- SOURCE EXCERPT -
____________

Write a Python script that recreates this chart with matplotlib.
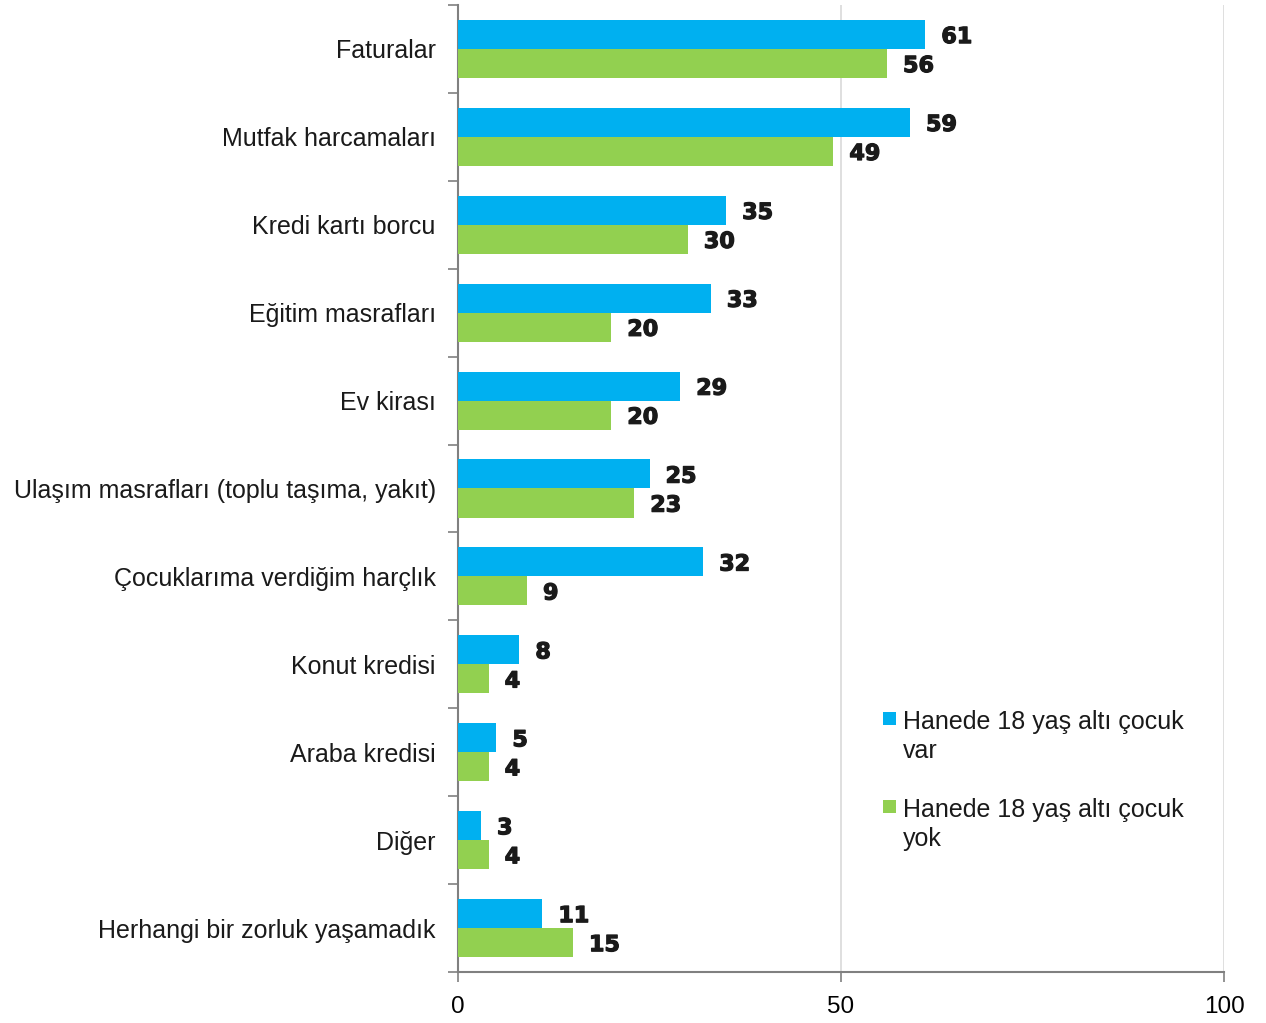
import matplotlib
matplotlib.use("Agg")
import matplotlib.pyplot as plt
import numpy as np
from matplotlib.patches import Rectangle
import matplotlib.patheffects as pe

categories = ["Faturalar", "Mutfak harcamaları", "Kredi kartı borcu", "Eğitim masrafları",
              "Ev kirası", "Ulaşım masrafları (toplu taşıma, yakıt)", "Çocuklarıma verdiğim harçlık",
              "Konut kredisi", "Araba kredisi", "Diğer", "Herhangi bir zorluk yaşamadık"]
with_child = [61, 59, 35, 33, 29, 25, 32, 8, 5, 3, 11]
without_child = [56, 49, 30, 20, 20, 23, 9, 4, 4, 4, 15]
series_names = [["Hanede 18 yaş altı çocuk", "var"], ["Hanede 18 yaş altı çocuk", "yok"]]
xticks = [0, 50, 100]

blue = "#00B0F0"
green = "#92D050"
label_font = "Liberation Sans"
num_font = "DejaVu Sans"

W, H = 1266, 1023
fig = plt.figure(figsize=(W/100, H/100), dpi=100)
ax = fig.add_axes([458/W, 1-972/H, (1224-458)/W, (972-5)/H])

n = len(categories)
y = np.arange(n)
h = 0.33
ax.barh(y - h/2, with_child, height=h, color=blue, zorder=3)
ax.barh(y + h/2, without_child, height=h, color=green, zorder=3)

stroke = [pe.withStroke(linewidth=0.9, foreground="#1a1a1a")]
for yi, v in zip(y, with_child):
    ax.text(v + 2.1, yi - h/2 + 0.03, str(v), va="center", ha="left", fontsize=16,
            fontweight="bold", family=num_font, color="#1a1a1a", path_effects=stroke)
for yi, v in zip(y, without_child):
    ax.text(v + 2.1, yi + h/2 + 0.03, str(v), va="center", ha="left", fontsize=16,
            fontweight="bold", family=num_font, color="#1a1a1a", path_effects=stroke)

ax.set_xlim(0, 100)
ax.set_ylim(n - 0.5, -0.5)
ax.set_xticks(xticks)
ax.set_xticklabels([str(t) for t in xticks], fontsize=17.5, family=label_font)
ax.set_yticks(y)
ax.set_yticklabels(categories, fontsize=18, family=label_font, color="#1a1a1a")
ax.tick_params(axis="y", length=0, pad=16)
ax.set_yticks(np.arange(-0.5, n, 1), minor=True)
ax.tick_params(axis="y", which="minor", length=7, color="#808080", width=1.2)
ax.tick_params(axis="x", length=7, color="#808080", width=1.2, pad=10, direction="out")

for s in ["top", "right"]:
    ax.spines[s].set_visible(False)
for s in ["left", "bottom"]:
    ax.spines[s].set_color("#808080")
    ax.spines[s].set_linewidth(1.5)

ax.xaxis.grid(True, color="#d9d9d9", linewidth=1.2, zorder=0)
ax.set_axisbelow(True)

# Legend drawn manually (square aligned with first text line)
leg_colors = [blue, green]
leg_tops = [712, 800]  # square top, pixels from top
for col, top, lines in zip(leg_colors, leg_tops, series_names):
    fig.patches.append(Rectangle((883/W, 1-(top+13)/H), 13/W, 13/H,
                                 transform=fig.transFigure, facecolor=col, edgecolor="none"))
    for k, line in enumerate(lines):
        base = top + 17 + k*29
        fig.text(903/W, 1-base/H, line, ha="left", va="baseline",
                 family=label_font, fontsize=18, color="#1a1a1a")

fig.savefig("out.png", dpi=100)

____________

- OBJECTIVE -
Tally the lines of the listing in which the word "matplotlib" occurs, and state the total alone.

- WRITTEN SOLUTION -
6